MEMORIA de Apichatpong Weerasethakul

Le maître thaïlandais Apichatpong Weerasethakul est de retour avec Memoria, son premier film tourné hors d’Asie et co-construit avec les queens Tilda Swinton et Jeanne Balibar. Le cinéaste-chamane a chargé son film de toutes les épices qui font de son cinéma une expérience à part : on en sort dans un état second.  

Mais où diable va-t-il les ranger ? Après avoir reçu le prix Un certain regard pour Blissfully Yours en 2002, le prix du Jury pour Tropical Malady en 2004 et la Palme d’or en 2010 pour Oncle Boonmee, celui qui se souvient de ses vies antérieures, le cinéaste et plasticien Apichatpong Weerasethakul est une nouvelle fois reparti du Festival de Cannes avec un prix du Jury (ex æquo) pour son nouveau périple métaphysique Memoria. Première surprise, celui que ses compatriotes et admirateurs surnomment « Joe » quitte sa Thaïlande natale pour filmer en Colombie une Tilda Swinton déboussolée, qui nous servira néanmoins de guide pour les deux prochaines heures. À y réfléchir, ce changement de décor importe peu. Malgré des préliminaires très urbains, déambulation dans les rues, hôpitaux et studios d’enregistrement de Bogota, la drôle de langueur, la beauté hypnotique de ses plans, les forêts luxuriantes, les poèmes, les forces invisibles de la nature et les discussions à la frontière du futile et du philosophique restent les mêmes que dans les films précédents. Même la mousson continue de tomber.

La bonne fréquence

Les expériences chamaniques confessées par le réalisateur n’ont pas nourri le film pour rien, on approche Memoria comme on teste l’ayahuasca, sur la pointe des pieds avant de se laisser emporter. En pleine montée, la projection se révèle être d’une formidable intensité. On se délecte de voir une Tilda Swinton un peu alien enquêter en silence dans les montagnes andines. D’où peut bien provenir cette étrange détonation, ce grand « BANG » qui revient dans sa tête et l’empêche de dormir ? Des bâtons de dynamite du chantier de Pijao, où l’on perce à même la roche le tout récent Linea, plus long tunnel d’Amérique latine qui sert de décor à quelques scènes du film ? D’une hallucination ou de traumatismes enfouis ? Peut-être est-ce plus profond encore, peut-être est-ce le Big Bang lui-même ? Une amulette bouddhiste attachée à son rétroviseur, « Joe » le taxi nous embarque à la découverte de l’Éveil spirituel suprême. À l’image des squelettes articulés par l’archéologue incarnée par Jeanne Balibar, le spectateur commence par subir une sorte de trépanation (trou percé dans la boîte crânienne pour accéder au cerveau et soulager les tensions), acte aussi mystique que scientifique pour le cinéaste fils de médecins, habitué à donner dans la recherche.

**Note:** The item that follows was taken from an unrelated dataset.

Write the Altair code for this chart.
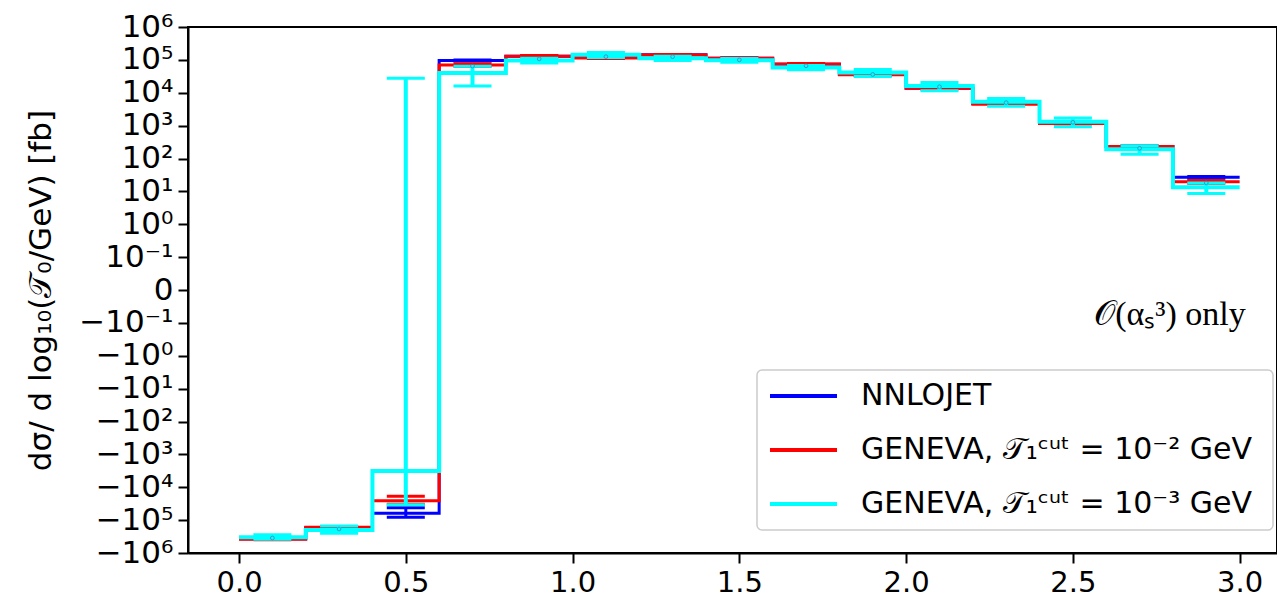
import json
import altair as alt
import pandas as pd

# ---------------- data ----------------
edges = [0.0, 0.2, 0.4, 0.6, 0.8, 1.0, 1.2, 1.4, 1.6, 1.8, 2.0, 2.2, 2.4, 2.6, 2.8, 3.0]
centers = [0.1, 0.3, 0.5, 0.7, 0.9, 1.1, 1.3, 1.5, 1.7, 1.9, 2.1, 2.3, 2.5, 2.7, 2.9]

series_names = [
    "NNLOJET",
    "GENEVA,  𝒯₁ᶜᵘᵗ = 10⁻² GeV",
    "GENEVA,  𝒯₁ᶜᵘᵗ = 10⁻³ GeV",
]
series_colors = ["#0000ff", "#ff0000", "#00ffff"]

nnlojet = [-3.7e5, -1.7e5, -6.2e4, 9.6e4, 1.28e5, 1.18e5, 1.42e5, 1.12e5, 7.4e4, 3.6e4,
           1.38e4, 4.7e3, 1.2e3, 2.3e2, 27]
nnlojet_err = [1e4, 8e3, 2e4, 4e3, 3e3, 3e3, 3e3, 3e3, 2e3, 1e3, 4e2, 1.5e2, 4e1, 8, 1.5]

geneva2 = [-3.8e5, -1.66e5, -2.57e4, 7.0e4, 1.3e5, 1.15e5, 1.4e5, 1.12e5, 7.5e4, 3.5e4,
           1.36e4, 4.5e3, 1.17e3, 2.3e2, 19.6]
geneva2_err = [1.5e4, 1e4, 7e3, 6e3, 5e3, 5e3, 5e3, 4e3, 3e3, 1.5e3, 6e2, 2e2, 5e1, 1e1, 2]

geneva3 = [-3.3e5, -2.0e5, -3.2e3, 4.0e4, 9.6e4, 1.43e5, 1.12e5, 9.7e4, 5.9e4, 4.1e4,
           1.6e4, 5.3e3, 1.32e3, 1.9e2, 13.3]
geneva3_err = [5e4, 5e4, 3.1e4, 2.4e4, 1.6e4, 2.5e4, 1.7e4, 1.3e4, 9e3, 1.0e4,
               4.5e3, 1.4e3, 4e2, 5.5e1, 4.7]

marker_x = [0.1, 0.3, 0.7, 0.9, 1.1, 1.3, 1.5, 1.7, 1.9, 2.1, 2.3, 2.5, 2.7, 2.9]
marker_vals = [-3.5e5, -1.86e5, 6.5e4, 1.07e5, 1.25e5, 1.25e5, 1.0e5, 6.6e4, 3.6e4,
               1.52e4, 5.0e3, 1.26e3, 2.04e2, 18.2]

xtick_values = [0.0, 0.5, 1.0, 1.5, 2.0, 2.5, 3.0]
ytick_labels = ["−10⁶", "−10⁵", "−10⁴", "−10³", "−10²", "−10¹", "−10⁰", "−10⁻¹", "0",
                "10⁻¹", "10⁰", "10¹", "10²", "10³", "10⁴", "10⁵", "10⁶"]

y_title = "dσ/ d log₁₀(𝒯₀/GeV) [fb]"
note_text = "𝒪(αₛ³) only"

# ---------------- tables ----------------
vals = [nnlojet, geneva2, geneva3]
errs = [nnlojet_err, geneva2_err, geneva3_err]

step_rows, err_rows = [], []
for name, v, e in zip(series_names, vals, errs):
    ext = v + [v[-1]]
    for x, y in zip(edges, ext):
        step_rows.append({"series": name, "edge": x, "val": y})
    for c, y, d in zip(centers, v, e):
        err_rows.append({"series": name, "center": c, "val": y, "err": d})
step_df = pd.DataFrame(step_rows)
err_df = pd.DataFrame(err_rows)
mark_df = pd.DataFrame({"x": marker_x, "val": marker_vals})


def symlog(f):
    # symmetric log: linear for |v| < 0.1, one decade per unit outside
    return (f"(abs(datum.{f}) < 0.1 ? datum.{f} * 10 : "
            f"(datum.{f} < 0 ? -1 : 1) * (log(abs(datum.{f})) / LN10 + 2))")


CAP = 0.057
FONT = "DejaVu Sans"

xscale = alt.Scale(domain=[-0.153, 3.112], nice=False, zero=False)
yscale = alt.Scale(domain=[-8, 8], nice=False, zero=False)
xaxis = alt.Axis(values=xtick_values, format=".1f", title=None, labelFontSize=29,
                 labelPadding=5)
yaxis = alt.Axis(values=list(range(-8, 9)),
                 labelExpr=json.dumps(ytick_labels, ensure_ascii=False) + "[datum.value + 8]",
                 title=y_title, titleFontSize=31, titleFontWeight="normal",
                 labelFontSize=31, labelPadding=5, titlePadding=21)
cscale = alt.Scale(domain=series_names, range=series_colors)
legend = alt.Legend(orient="none", legendX=569, legendY=343, title=None,
                    symbolType="stroke", symbolSize=4489, symbolStrokeWidth=4,
                    labelFontSize=30, labelFont=FONT, labelLimit=700, labelOffset=22,
                    padding=11, clipHeight=30, rowPadding=24,
                    strokeColor="#cccccc", cornerRadius=5,
                    fillColor="white")


def X(f):
    return alt.X(f, type="quantitative", scale=xscale, axis=xaxis)


def Y(f):
    return alt.Y(f, type="quantitative", scale=yscale, axis=yaxis)


def C():
    return alt.Color("series:N", scale=cscale, legend=legend)


layers = []
widths = [3, 3, 4]
for name, w in zip(series_names, widths):
    sd = alt.Chart(step_df).transform_filter(alt.datum.series == name).transform_calculate(t=symlog("val"))
    line = sd.mark_line(interpolate="step-after", strokeWidth=w, strokeJoin="miter").encode(
        x=X("edge"), y=Y("t"), color=C())
    ed = (alt.Chart(err_df).transform_filter(alt.datum.series == name)
          .transform_calculate(lo="datum.val - datum.err", hi="datum.val + datum.err")
          .transform_calculate(tlo=symlog("lo"), thi=symlog("hi"),
                               cl=f"datum.center - {CAP}", cr=f"datum.center + {CAP}"))
    vbar = ed.mark_rule(strokeWidth=w).encode(x=X("center"), y=Y("tlo"), y2="thi", color=C())
    cap_lo = ed.mark_rule(strokeWidth=3).encode(x=X("cl"), x2="cr", y=Y("tlo"), color=C())
    cap_hi = ed.mark_rule(strokeWidth=3).encode(x=X("cl"), x2="cr", y=Y("thi"), color=C())
    layers += [line, vbar, cap_lo, cap_hi]

markers = (alt.Chart(mark_df).transform_calculate(t=symlog("val"))
           .mark_point(shape="circle", filled=False, size=14, strokeWidth=1, color="#4a7fb5", opacity=0.8)
           .encode(x=X("x"), y=Y("t")))
layers.append(markers)

note = (alt.Chart(pd.DataFrame({"label": [note_text]}))
        .mark_text(font="Liberation Serif", fontSize=34, align="center", baseline="middle", color="black")
        .encode(x=alt.value(982), y=alt.value(288), text="label:N"))
layers.append(note)

chart = (alt.layer(*layers)
         .properties(width=1089, height=526,
                     autosize=alt.AutoSizeParams(type="none"),
                     padding={"left": 188, "top": 27, "right": 0, "bottom": 53})
         .configure(font=FONT)
         .configure_axis(grid=False, domainColor="black", domainWidth=2, tickColor="black",
                         tickWidth=2, tickSize=10, labelColor="black", titleColor="black",
                         labelFont=FONT, titleFont=FONT)
         .configure_legend(strokeWidth=1.5)
         .configure_view(stroke="black", strokeWidth=2))

chart.save("out.html", embed_options={"renderer": "svg", "actions": False})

Quelle est donc cette chose étrange qui émane du vivant ? Avec plus de questions que de réponses à offrir, Weerasethakul pose le diagnostic animiste qui traverse toute son œuvre. L’être humain est intimement connecté à l’ensemble des phénomènes qui l’entourent, de l’univers au moindre caillou, en passant par les divinités animales et les défunts qui se manifestent. Memoria va même plus loin : les esprits les plus entraînés seraient en mesure de pénétrer les souvenirs des personnes et des lieux. Tout est une question de fréquence. En attendant d’accéder à cette mémoire universelle commune, on s’abandonne aux songes du cinéaste et, comme envoûtés, nous laissons dériver notre imagination vers des zones inexplorées. Le sentiment de plénitude est total, le cinéma à son nirvana.